:: EXERCISE OBJECTIVE ::
Retype only what runs from the beginning of the data through the line with "Sans, Arial, Noto"; please omit the pictures and keep every line exact.

:: DATA LINES ::
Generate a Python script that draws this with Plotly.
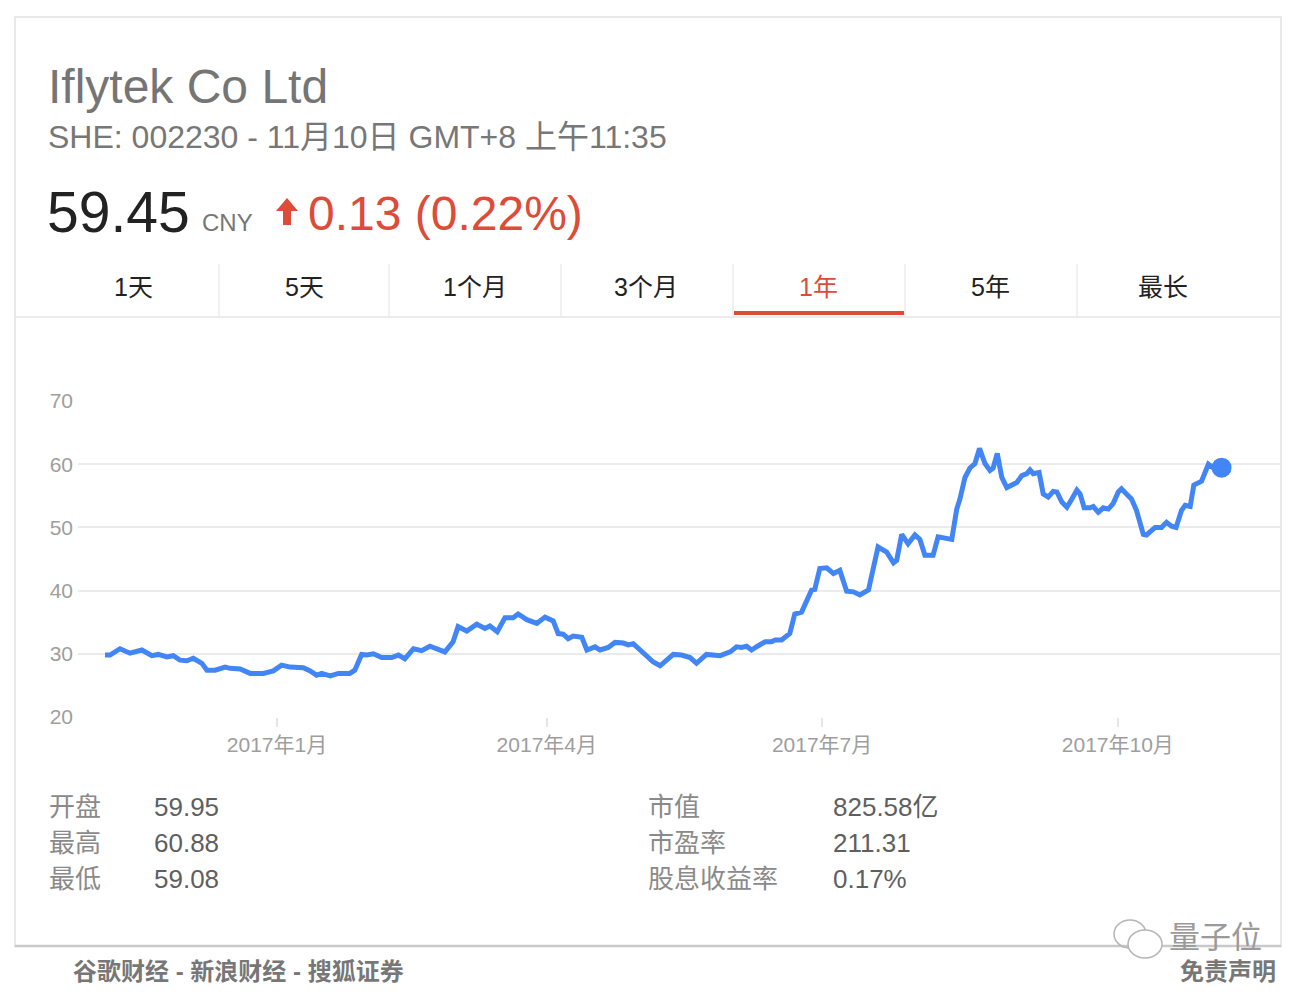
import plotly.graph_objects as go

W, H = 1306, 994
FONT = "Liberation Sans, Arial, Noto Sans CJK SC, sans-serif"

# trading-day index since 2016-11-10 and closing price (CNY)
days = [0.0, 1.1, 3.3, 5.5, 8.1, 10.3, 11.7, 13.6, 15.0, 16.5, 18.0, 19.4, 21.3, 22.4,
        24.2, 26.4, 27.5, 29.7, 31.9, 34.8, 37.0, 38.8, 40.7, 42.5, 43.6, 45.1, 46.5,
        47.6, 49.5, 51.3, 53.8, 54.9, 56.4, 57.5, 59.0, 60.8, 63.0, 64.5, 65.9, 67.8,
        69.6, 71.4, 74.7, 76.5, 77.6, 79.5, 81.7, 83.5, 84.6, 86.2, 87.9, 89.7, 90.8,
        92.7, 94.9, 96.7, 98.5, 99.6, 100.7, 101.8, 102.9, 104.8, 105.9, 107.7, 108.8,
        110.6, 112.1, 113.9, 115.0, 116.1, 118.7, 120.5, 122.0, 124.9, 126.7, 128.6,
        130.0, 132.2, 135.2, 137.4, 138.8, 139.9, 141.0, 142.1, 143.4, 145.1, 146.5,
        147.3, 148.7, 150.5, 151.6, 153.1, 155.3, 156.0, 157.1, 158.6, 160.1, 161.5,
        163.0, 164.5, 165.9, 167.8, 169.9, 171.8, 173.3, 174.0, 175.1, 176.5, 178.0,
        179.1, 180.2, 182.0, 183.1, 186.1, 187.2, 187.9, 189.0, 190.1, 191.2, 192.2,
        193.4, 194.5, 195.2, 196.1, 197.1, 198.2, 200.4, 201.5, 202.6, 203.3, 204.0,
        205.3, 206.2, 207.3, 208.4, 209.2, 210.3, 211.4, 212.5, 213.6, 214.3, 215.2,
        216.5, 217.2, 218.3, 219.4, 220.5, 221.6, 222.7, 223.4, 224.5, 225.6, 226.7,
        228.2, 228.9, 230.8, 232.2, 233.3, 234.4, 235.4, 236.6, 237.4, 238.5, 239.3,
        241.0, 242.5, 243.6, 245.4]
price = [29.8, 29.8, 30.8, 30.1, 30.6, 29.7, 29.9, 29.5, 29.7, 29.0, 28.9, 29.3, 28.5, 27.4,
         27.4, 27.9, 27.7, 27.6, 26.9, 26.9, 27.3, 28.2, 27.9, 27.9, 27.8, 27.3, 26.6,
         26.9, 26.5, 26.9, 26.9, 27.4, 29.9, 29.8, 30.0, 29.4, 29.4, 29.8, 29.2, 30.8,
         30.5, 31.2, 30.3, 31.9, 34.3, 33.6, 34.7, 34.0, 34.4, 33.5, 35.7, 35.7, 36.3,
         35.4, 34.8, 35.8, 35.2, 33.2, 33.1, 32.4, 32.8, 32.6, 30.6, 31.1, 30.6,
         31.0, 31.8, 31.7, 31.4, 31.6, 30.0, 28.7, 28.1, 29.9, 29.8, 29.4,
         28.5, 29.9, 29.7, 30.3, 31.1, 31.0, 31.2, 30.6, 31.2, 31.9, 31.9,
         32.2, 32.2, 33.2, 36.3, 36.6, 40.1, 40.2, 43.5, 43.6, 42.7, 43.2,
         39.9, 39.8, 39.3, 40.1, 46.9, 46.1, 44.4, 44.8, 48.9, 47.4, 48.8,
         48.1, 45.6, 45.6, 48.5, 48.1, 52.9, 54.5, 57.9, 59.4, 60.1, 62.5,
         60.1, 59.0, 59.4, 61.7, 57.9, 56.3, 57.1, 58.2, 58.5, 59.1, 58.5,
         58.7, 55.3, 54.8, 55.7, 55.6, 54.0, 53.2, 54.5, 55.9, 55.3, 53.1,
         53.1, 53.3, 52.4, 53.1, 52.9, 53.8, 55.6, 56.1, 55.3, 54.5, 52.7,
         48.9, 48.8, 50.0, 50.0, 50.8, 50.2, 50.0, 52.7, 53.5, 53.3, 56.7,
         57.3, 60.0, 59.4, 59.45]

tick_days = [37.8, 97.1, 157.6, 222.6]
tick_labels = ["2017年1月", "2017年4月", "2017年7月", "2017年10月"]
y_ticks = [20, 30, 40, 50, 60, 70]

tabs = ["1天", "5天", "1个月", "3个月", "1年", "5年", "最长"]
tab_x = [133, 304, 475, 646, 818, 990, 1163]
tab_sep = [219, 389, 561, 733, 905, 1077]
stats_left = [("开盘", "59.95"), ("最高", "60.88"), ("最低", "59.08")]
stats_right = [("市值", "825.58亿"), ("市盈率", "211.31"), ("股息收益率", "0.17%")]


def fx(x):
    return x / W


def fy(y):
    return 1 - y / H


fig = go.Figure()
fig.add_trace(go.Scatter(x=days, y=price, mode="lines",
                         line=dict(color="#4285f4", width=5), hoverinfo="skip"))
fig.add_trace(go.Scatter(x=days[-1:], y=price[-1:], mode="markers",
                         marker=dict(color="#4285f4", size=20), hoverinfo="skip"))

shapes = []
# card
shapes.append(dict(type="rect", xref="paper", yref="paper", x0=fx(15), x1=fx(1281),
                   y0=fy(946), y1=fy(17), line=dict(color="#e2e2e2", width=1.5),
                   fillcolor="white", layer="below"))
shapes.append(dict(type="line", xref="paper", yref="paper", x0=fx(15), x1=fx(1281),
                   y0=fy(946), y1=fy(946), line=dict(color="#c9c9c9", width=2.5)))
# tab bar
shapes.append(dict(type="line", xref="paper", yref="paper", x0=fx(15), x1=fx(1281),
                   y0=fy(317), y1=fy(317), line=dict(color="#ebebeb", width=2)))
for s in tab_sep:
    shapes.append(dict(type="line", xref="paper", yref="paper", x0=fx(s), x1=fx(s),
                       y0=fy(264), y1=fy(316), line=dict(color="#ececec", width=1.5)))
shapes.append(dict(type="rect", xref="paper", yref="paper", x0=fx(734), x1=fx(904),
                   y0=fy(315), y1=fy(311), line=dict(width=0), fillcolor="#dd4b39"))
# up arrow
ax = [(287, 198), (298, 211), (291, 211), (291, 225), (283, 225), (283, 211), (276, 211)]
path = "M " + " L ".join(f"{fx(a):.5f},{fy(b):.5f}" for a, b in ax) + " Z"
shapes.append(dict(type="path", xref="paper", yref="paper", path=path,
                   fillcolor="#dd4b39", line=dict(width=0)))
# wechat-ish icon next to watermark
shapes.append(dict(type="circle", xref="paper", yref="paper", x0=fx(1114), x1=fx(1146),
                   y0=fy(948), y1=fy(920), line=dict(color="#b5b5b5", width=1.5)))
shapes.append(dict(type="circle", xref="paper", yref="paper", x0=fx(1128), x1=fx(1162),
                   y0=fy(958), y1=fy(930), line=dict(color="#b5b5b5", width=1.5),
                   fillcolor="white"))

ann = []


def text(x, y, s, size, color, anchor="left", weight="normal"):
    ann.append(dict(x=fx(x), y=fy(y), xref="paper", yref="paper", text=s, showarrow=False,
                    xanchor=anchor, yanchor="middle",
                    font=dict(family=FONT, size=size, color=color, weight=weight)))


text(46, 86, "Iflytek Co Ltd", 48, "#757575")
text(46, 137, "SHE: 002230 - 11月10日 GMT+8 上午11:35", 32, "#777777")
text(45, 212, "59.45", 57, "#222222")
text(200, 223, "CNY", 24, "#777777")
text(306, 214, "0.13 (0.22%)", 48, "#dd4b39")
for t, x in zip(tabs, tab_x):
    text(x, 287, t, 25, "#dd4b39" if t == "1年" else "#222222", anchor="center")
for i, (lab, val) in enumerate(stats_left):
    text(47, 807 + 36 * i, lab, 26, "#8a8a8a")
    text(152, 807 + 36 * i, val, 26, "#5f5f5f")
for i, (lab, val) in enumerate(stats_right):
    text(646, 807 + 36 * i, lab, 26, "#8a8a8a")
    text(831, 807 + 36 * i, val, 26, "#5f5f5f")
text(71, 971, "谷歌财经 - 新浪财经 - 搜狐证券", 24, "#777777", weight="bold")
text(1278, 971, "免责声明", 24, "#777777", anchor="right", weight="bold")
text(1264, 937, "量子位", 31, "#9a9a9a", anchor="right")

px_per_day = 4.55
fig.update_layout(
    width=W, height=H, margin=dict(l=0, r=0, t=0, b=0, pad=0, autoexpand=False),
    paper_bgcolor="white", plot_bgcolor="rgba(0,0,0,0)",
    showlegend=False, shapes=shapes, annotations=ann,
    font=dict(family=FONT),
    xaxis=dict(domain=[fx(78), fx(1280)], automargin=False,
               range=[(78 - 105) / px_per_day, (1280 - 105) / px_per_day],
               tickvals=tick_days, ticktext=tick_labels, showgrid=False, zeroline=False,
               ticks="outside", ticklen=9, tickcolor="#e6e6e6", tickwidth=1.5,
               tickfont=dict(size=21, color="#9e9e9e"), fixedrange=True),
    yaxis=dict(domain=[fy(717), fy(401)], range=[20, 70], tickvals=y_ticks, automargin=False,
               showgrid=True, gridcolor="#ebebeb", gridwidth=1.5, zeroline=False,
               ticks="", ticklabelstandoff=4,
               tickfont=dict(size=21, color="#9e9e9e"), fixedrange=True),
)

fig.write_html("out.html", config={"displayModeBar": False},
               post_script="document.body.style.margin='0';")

:: ANSWER TO THIS EXERCISE ::
Generate a Python script that draws this with Plotly.
import plotly.graph_objects as go

W, H = 1306, 994
FONT = "Liberation Sans, Arial, Noto Sans CJK SC, sans-serif"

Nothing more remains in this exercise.